[Entries with chart source code]
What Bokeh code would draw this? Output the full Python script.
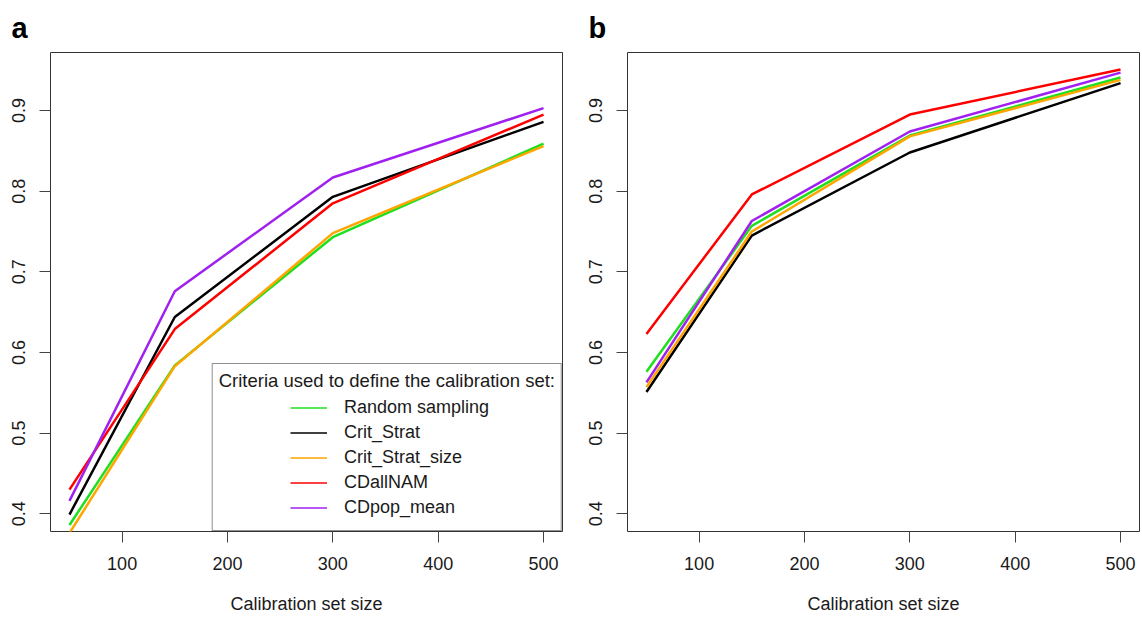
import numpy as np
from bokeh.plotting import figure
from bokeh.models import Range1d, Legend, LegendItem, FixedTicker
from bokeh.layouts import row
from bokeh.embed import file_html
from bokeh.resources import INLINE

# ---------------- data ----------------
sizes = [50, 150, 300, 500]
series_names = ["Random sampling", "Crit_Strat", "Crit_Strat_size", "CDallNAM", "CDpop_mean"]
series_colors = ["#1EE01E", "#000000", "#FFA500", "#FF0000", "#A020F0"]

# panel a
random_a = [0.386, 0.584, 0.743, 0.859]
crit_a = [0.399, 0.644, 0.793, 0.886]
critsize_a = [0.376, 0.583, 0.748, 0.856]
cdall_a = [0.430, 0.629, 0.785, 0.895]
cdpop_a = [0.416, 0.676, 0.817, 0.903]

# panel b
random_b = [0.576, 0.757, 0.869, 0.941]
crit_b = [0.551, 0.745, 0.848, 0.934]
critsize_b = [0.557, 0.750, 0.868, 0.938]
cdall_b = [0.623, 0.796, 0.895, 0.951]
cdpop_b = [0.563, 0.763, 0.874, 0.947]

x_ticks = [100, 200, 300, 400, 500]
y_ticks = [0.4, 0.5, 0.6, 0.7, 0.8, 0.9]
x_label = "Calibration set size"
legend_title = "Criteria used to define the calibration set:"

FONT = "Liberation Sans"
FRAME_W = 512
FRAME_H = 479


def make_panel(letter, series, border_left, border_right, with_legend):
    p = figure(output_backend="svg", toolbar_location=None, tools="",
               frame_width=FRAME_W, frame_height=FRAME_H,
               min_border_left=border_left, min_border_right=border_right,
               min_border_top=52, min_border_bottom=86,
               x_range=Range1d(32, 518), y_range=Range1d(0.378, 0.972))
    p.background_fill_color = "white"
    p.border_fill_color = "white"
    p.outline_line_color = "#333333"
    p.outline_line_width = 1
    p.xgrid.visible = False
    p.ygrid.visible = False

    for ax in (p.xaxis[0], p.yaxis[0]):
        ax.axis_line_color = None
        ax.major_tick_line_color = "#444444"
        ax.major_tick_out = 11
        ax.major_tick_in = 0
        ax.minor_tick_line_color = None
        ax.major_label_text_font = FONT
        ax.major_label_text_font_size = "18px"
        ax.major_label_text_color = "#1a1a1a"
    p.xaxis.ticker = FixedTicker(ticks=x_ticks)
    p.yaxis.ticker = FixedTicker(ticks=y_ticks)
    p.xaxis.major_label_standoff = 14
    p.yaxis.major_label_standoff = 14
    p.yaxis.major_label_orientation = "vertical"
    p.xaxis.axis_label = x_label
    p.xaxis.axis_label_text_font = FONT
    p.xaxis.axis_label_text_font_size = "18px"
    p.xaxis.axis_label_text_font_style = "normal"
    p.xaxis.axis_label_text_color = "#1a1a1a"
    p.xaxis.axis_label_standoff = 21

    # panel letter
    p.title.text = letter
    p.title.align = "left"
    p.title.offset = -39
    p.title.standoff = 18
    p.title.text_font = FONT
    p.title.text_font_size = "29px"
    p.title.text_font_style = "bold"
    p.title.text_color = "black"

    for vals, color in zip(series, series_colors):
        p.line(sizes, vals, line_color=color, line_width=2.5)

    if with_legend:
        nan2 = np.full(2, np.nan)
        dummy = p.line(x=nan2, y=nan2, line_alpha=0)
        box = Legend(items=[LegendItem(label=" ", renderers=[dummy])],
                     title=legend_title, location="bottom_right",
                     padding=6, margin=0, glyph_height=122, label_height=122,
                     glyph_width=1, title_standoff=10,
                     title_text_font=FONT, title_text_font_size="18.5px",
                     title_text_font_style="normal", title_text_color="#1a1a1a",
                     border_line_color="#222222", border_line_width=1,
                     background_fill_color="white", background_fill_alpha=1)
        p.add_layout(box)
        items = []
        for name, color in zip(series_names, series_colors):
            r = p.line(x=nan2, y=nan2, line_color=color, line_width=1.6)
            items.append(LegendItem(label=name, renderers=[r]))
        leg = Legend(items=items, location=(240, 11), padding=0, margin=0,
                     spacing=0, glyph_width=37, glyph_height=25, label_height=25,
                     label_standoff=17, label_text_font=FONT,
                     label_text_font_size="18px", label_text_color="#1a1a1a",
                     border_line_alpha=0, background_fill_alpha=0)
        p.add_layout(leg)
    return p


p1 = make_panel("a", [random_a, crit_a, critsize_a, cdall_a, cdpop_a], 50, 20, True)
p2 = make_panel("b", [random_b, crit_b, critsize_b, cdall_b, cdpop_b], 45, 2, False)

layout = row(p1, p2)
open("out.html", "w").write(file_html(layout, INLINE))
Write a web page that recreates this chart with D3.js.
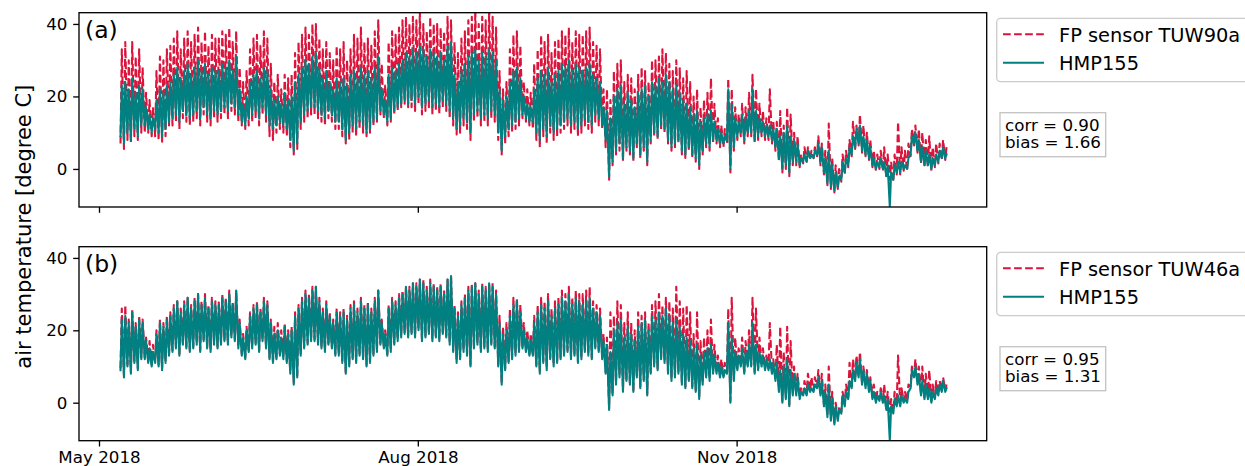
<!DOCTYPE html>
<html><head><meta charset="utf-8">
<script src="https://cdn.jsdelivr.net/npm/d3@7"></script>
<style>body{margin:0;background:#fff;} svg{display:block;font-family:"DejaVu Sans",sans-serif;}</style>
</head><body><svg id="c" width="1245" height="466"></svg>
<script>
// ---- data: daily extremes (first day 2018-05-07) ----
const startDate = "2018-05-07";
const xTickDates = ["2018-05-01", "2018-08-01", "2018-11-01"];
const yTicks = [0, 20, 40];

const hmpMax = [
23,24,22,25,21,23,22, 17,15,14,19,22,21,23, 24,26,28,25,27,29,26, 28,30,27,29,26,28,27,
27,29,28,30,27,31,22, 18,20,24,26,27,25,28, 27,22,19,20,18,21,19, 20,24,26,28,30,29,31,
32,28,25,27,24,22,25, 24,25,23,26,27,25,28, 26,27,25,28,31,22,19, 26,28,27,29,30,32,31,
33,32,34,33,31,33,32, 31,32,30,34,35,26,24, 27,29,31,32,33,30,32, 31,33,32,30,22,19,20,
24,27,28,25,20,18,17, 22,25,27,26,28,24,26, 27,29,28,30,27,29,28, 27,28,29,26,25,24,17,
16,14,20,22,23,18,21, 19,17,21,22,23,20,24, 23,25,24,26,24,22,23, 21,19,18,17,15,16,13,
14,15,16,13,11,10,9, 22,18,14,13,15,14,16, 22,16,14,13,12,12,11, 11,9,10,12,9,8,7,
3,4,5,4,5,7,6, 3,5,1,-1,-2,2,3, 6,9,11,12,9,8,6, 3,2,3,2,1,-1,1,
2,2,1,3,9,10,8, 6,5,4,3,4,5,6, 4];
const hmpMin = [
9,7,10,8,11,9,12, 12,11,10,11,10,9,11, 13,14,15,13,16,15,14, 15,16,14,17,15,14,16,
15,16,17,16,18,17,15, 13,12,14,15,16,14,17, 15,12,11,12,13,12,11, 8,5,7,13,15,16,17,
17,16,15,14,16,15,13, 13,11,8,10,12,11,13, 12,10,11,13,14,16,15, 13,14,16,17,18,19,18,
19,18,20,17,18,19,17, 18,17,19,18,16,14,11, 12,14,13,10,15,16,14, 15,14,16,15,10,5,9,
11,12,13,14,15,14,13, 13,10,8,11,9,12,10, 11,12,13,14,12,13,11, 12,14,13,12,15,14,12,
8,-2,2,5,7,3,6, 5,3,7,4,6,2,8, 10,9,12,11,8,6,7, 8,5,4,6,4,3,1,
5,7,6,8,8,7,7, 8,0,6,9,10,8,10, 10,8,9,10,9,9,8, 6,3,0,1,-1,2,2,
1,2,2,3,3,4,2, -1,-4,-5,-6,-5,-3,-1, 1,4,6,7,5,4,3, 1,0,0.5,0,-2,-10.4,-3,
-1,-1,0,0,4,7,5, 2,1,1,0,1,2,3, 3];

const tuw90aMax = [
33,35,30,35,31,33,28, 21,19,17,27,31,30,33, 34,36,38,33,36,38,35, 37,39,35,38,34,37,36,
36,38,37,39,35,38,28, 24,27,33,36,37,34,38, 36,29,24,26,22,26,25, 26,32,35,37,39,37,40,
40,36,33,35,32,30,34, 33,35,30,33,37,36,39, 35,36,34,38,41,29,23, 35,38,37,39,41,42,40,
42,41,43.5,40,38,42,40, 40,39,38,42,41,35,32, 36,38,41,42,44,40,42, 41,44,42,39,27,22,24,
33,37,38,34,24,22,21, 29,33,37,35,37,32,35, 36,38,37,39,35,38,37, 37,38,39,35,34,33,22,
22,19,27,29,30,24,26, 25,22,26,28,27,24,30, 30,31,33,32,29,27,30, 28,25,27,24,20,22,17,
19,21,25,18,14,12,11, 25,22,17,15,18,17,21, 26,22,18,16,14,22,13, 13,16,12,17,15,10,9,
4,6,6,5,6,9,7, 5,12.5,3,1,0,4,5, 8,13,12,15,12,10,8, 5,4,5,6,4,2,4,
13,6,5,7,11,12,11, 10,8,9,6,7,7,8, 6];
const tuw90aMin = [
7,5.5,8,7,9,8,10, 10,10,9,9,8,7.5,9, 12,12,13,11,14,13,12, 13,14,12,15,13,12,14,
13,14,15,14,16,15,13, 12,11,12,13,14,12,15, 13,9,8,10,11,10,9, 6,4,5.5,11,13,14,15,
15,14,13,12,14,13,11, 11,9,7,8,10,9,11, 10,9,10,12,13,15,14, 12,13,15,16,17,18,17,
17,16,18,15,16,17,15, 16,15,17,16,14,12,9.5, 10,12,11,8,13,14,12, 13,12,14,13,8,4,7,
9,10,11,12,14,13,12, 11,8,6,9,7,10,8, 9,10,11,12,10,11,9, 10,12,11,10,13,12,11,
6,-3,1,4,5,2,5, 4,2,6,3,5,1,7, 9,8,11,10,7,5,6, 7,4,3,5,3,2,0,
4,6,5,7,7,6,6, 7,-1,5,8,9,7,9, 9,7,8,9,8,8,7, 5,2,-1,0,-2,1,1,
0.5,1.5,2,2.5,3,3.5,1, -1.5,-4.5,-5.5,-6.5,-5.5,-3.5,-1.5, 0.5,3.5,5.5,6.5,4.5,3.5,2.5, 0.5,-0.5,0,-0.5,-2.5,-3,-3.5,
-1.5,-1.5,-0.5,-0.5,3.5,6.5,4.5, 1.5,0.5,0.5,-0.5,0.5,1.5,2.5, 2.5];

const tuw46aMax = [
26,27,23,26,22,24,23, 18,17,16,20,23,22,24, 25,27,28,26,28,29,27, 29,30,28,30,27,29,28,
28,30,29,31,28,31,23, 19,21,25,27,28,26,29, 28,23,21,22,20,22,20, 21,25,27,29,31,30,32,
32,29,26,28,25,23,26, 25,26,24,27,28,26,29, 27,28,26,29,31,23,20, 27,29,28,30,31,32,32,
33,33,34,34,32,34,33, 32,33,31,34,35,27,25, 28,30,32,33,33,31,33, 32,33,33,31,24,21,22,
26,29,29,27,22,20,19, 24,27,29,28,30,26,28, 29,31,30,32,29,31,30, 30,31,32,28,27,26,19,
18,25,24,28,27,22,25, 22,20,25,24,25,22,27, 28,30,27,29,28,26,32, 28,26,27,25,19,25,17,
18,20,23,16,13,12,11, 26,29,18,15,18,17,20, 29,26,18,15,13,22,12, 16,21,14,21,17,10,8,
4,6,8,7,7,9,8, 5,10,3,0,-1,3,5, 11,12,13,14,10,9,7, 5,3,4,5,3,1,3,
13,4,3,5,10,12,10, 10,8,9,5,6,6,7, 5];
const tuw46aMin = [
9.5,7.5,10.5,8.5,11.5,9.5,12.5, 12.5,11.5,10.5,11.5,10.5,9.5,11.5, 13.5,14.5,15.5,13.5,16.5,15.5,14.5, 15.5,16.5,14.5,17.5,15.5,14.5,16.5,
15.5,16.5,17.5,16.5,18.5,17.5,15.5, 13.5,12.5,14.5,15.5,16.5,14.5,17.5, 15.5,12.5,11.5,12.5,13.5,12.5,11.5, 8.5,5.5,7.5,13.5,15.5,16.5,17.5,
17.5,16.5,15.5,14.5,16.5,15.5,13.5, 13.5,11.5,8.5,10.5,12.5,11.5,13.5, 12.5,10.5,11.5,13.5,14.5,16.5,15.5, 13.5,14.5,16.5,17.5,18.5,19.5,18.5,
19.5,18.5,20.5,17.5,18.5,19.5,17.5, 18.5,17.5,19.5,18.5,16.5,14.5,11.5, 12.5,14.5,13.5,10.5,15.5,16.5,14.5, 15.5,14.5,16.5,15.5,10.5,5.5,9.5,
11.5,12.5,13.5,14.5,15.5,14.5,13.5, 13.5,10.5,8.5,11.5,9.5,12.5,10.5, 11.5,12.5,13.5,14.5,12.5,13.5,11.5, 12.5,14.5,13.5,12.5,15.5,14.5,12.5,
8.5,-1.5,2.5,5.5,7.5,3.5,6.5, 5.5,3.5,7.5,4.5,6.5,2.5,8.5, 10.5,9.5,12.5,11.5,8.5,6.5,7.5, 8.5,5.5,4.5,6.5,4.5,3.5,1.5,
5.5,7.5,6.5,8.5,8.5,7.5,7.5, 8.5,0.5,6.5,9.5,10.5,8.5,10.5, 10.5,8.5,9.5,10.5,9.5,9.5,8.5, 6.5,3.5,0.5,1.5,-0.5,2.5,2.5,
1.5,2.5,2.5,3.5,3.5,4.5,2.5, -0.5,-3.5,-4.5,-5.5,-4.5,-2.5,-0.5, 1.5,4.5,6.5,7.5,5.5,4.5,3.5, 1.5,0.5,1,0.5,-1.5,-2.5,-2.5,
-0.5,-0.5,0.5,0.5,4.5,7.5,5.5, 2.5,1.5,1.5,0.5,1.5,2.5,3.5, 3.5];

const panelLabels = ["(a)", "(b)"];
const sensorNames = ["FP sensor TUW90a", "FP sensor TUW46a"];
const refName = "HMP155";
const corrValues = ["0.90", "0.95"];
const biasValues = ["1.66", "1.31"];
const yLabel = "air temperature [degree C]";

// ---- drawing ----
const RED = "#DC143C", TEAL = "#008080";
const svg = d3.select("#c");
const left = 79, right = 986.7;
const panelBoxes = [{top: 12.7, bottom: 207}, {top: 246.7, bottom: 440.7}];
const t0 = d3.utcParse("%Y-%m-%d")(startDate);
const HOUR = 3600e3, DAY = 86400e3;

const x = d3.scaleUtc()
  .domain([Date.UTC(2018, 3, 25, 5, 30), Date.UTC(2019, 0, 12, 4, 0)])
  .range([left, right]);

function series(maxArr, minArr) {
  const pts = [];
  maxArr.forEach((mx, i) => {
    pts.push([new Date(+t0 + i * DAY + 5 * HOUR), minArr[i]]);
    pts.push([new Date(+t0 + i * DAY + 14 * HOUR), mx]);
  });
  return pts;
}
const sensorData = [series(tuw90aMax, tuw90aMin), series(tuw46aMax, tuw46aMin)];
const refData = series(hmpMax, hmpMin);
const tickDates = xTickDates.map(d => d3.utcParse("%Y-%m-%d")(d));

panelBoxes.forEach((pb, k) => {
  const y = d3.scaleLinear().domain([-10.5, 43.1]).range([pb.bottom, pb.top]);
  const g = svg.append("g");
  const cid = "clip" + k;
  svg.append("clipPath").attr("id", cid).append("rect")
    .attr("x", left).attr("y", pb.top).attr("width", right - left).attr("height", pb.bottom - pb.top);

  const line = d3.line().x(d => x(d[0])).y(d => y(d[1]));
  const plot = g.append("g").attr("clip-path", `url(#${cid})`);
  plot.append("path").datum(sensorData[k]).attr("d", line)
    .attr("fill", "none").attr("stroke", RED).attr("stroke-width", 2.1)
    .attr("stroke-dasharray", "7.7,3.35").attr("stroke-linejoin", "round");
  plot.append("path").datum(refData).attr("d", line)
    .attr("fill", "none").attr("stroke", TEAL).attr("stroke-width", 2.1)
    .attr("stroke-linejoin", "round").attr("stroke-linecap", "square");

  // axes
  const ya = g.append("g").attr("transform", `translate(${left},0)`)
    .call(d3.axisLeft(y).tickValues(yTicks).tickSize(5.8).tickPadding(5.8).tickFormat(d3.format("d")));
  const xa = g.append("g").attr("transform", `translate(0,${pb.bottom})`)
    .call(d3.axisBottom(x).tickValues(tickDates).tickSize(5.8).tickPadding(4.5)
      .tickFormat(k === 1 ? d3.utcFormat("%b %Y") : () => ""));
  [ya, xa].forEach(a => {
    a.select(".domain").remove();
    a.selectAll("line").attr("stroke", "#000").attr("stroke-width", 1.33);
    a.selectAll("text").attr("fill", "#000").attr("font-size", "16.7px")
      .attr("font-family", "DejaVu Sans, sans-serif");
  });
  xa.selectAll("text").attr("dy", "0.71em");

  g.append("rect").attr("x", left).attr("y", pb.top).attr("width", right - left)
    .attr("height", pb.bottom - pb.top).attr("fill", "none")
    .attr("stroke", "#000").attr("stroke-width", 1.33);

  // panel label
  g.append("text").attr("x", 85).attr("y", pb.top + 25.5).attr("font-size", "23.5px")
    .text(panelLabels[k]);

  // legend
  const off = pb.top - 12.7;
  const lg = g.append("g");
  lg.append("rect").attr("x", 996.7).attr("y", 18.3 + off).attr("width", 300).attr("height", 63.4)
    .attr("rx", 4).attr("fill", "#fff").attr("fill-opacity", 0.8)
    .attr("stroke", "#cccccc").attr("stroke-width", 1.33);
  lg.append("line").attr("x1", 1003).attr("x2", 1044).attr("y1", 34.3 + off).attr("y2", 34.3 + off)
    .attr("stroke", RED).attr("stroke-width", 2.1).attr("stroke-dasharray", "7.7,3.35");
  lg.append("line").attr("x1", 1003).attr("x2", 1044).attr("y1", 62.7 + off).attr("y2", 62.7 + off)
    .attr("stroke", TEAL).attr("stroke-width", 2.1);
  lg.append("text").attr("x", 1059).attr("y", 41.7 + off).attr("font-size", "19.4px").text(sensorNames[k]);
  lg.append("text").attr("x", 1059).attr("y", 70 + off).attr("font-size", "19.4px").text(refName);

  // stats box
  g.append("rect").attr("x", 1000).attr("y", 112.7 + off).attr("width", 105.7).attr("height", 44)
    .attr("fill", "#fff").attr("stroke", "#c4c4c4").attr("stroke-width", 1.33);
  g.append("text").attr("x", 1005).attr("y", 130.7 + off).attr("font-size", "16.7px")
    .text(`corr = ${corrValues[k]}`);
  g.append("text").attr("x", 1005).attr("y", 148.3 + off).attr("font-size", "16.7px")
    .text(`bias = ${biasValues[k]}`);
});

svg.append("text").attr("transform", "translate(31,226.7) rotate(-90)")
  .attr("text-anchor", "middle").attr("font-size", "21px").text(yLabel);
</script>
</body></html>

> **Task description**:
Print out, exactly and with nothing added, the lines starting at the line holding "Write a web" and ending at the line holding "-1,-1,0,0,4,7,5, 2,1,1,0,1,2,3, 3];", minus any pictures.

> **Problem solution**:
Write a web page that recreates this chart with D3.js.
<!DOCTYPE html>
<html><head><meta charset="utf-8">
<script src="https://cdn.jsdelivr.net/npm/d3@7"></script>
<style>body{margin:0;background:#fff;} svg{display:block;font-family:"DejaVu Sans",sans-serif;}</style>
</head><body><svg id="c" width="1245" height="466"></svg>
<script>
// ---- data: daily extremes (first day 2018-05-07) ----
const startDate = "2018-05-07";
const xTickDates = ["2018-05-01", "2018-08-01", "2018-11-01"];
const yTicks = [0, 20, 40];

const hmpMax = [
23,24,22,25,21,23,22, 17,15,14,19,22,21,23, 24,26,28,25,27,29,26, 28,30,27,29,26,28,27,
27,29,28,30,27,31,22, 18,20,24,26,27,25,28, 27,22,19,20,18,21,19, 20,24,26,28,30,29,31,
32,28,25,27,24,22,25, 24,25,23,26,27,25,28, 26,27,25,28,31,22,19, 26,28,27,29,30,32,31,
33,32,34,33,31,33,32, 31,32,30,34,35,26,24, 27,29,31,32,33,30,32, 31,33,32,30,22,19,20,
24,27,28,25,20,18,17, 22,25,27,26,28,24,26, 27,29,28,30,27,29,28, 27,28,29,26,25,24,17,
16,14,20,22,23,18,21, 19,17,21,22,23,20,24, 23,25,24,26,24,22,23, 21,19,18,17,15,16,13,
14,15,16,13,11,10,9, 22,18,14,13,15,14,16, 22,16,14,13,12,12,11, 11,9,10,12,9,8,7,
3,4,5,4,5,7,6, 3,5,1,-1,-2,2,3, 6,9,11,12,9,8,6, 3,2,3,2,1,-1,1,
2,2,1,3,9,10,8, 6,5,4,3,4,5,6, 4];
const hmpMin = [
9,7,10,8,11,9,12, 12,11,10,11,10,9,11, 13,14,15,13,16,15,14, 15,16,14,17,15,14,16,
15,16,17,16,18,17,15, 13,12,14,15,16,14,17, 15,12,11,12,13,12,11, 8,5,7,13,15,16,17,
17,16,15,14,16,15,13, 13,11,8,10,12,11,13, 12,10,11,13,14,16,15, 13,14,16,17,18,19,18,
19,18,20,17,18,19,17, 18,17,19,18,16,14,11, 12,14,13,10,15,16,14, 15,14,16,15,10,5,9,
11,12,13,14,15,14,13, 13,10,8,11,9,12,10, 11,12,13,14,12,13,11, 12,14,13,12,15,14,12,
8,-2,2,5,7,3,6, 5,3,7,4,6,2,8, 10,9,12,11,8,6,7, 8,5,4,6,4,3,1,
5,7,6,8,8,7,7, 8,0,6,9,10,8,10, 10,8,9,10,9,9,8, 6,3,0,1,-1,2,2,
1,2,2,3,3,4,2, -1,-4,-5,-6,-5,-3,-1, 1,4,6,7,5,4,3, 1,0,0.5,0,-2,-10.4,-3,
-1,-1,0,0,4,7,5, 2,1,1,0,1,2,3, 3];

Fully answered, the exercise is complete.